Ingesting lead particles is the typical route of lead exposure for children (ATSDR 2015), and no safe blood lead level in children has been identified (CDC 2013). Nevertheless, an estimated 535,000 US children age 1–5 years have blood lead levels of ≥5 μg/dL, the threshold for adverse health effects of lead exposure in young children (CDC 2013). Such a finding suggests that every effort should be made to protect children from all potential sources of exposure to lead.

A multiagency federal study on lead exposures in US children (Levin et al. 2008) found that ≥30 % of children do not have an immediate lead paint hazard. According to the EPA (2005), “There are sources [other than lead-based paint] which may contribute to elevated blood lead levels, perhaps significantly. These sources include certain products that contain lead (such as wheel weights).” Wheel weights pose a health risk because most are lost at major intersections where pedestrians are apt to step on abraded lead grit and transport it home on their shoes, where young children can get it onto their hands and into their mouths. “Lead is particularly dangerous to children because their growing bodies absorb more lead than adults do and their brains and nervous systems are more sensitive to the damaging effects of lead” (EPA 2015b). Had the EPA fulfilled the commitment it made six years ago to ban lead wheel weights (New York Times 2009), this source of lead pollution might no longer exist in the United States.

2 Conclusion

This analysis demonstrates that the NJDEP estimate of the quantity of lead lost on New Jersey roads is low and that approximately 23 to 26 metric tons per year of lead rather than the NJDEP estimate of 40 kg enter the New Jersey environment as small particles from the abrasion of lead wheel weights.
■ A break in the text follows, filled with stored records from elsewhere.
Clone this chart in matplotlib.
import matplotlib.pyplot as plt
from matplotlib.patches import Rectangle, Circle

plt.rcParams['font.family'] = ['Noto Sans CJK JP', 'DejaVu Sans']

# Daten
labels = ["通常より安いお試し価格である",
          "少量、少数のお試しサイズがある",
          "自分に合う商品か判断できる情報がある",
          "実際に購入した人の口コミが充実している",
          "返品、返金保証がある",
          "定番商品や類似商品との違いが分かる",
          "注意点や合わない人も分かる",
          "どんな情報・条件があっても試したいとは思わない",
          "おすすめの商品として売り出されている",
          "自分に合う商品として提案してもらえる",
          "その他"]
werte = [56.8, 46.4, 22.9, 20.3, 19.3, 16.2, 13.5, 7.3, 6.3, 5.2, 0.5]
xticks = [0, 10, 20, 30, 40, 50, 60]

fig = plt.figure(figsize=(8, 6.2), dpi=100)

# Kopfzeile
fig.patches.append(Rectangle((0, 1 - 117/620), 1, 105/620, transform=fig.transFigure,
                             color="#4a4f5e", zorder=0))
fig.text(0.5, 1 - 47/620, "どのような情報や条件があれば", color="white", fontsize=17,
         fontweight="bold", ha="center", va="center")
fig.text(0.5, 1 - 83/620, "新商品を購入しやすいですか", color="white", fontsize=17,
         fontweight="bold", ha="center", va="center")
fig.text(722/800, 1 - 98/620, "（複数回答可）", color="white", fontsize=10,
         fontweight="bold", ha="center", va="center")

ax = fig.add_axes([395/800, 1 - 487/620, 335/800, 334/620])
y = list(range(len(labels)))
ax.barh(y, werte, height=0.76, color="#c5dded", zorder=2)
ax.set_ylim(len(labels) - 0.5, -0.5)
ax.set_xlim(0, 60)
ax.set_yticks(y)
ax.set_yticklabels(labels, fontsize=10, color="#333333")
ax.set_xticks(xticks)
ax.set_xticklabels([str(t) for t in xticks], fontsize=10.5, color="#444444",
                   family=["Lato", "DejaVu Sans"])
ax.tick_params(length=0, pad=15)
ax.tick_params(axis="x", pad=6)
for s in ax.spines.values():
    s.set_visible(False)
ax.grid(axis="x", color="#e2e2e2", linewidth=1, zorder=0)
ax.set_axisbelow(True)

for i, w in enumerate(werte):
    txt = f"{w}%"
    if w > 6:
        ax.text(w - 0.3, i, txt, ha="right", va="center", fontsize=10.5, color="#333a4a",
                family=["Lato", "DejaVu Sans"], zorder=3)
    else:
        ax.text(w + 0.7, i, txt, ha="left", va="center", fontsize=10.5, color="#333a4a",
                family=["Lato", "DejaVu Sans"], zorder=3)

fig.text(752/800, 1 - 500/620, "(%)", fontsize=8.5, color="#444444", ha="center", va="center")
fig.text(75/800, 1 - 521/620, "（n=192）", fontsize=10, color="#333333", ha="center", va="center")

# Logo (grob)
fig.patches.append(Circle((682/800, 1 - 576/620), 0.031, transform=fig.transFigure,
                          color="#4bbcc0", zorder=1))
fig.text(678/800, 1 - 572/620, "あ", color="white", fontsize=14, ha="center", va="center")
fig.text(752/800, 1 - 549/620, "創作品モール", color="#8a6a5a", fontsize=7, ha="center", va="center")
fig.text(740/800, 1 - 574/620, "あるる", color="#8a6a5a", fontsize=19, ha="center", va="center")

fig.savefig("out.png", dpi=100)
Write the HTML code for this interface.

Several of the NJDEP “steady-state” surveys were not at a steady state; deposition and abrasion rates were principally based on a single 1-km-long, four-lane road. Moreover, the estimate of abrasion based on a painted weight study whose results are essentially worthless led to their impossibly low estimate of wheel weight abrasion. The failure to measure or even estimate the abrasion suffered by approximately half of the weights dispersed but not found or included in the painted weight study analysis constitutes a fatal defect in the design of the study. Sadly, the EPA’s Integrated Science Assessment for Lead (EPA 2013) uses the estimate of 0.04 % per day derived from the NJDEP painted weight study rather than the 5 % per day estimate derived from the NJDEP “steady-state” surveys.

Importantly, the NJDEP study fails to address the real issue: whether lead abraded from wheel weights contributes to the lead burden of the people of New Jersey, especially young children, and if so, to what extent? To determine if abraded particles of lead wheel weights, which are made of antimonious lead, contribute to the lead poisoning of children, a study should have been conducted using the diagnostic clue of the presence of antimony.

The New Jersey legislature has proposed a ban on lead wheel-balancing weights for all vehicles within the state, including passenger and commercial vehicles (Tire Busines.com 2015). The continued use of lead wheel weights is, of course, unnecessary; wheel weights made of steel and zinc are commercially available in the United States. Because of the lack of federal regulation, it is imperative that states act to protect children from the serious long-term effects of lead poisoning. We are all responsible for the welfare of the nation’s children and must therefore demand that regulations prohibiting the manufacture, processing, distribution in commerce, use, and improper disposal of lead wheel-balancing weights be enacted and enforced.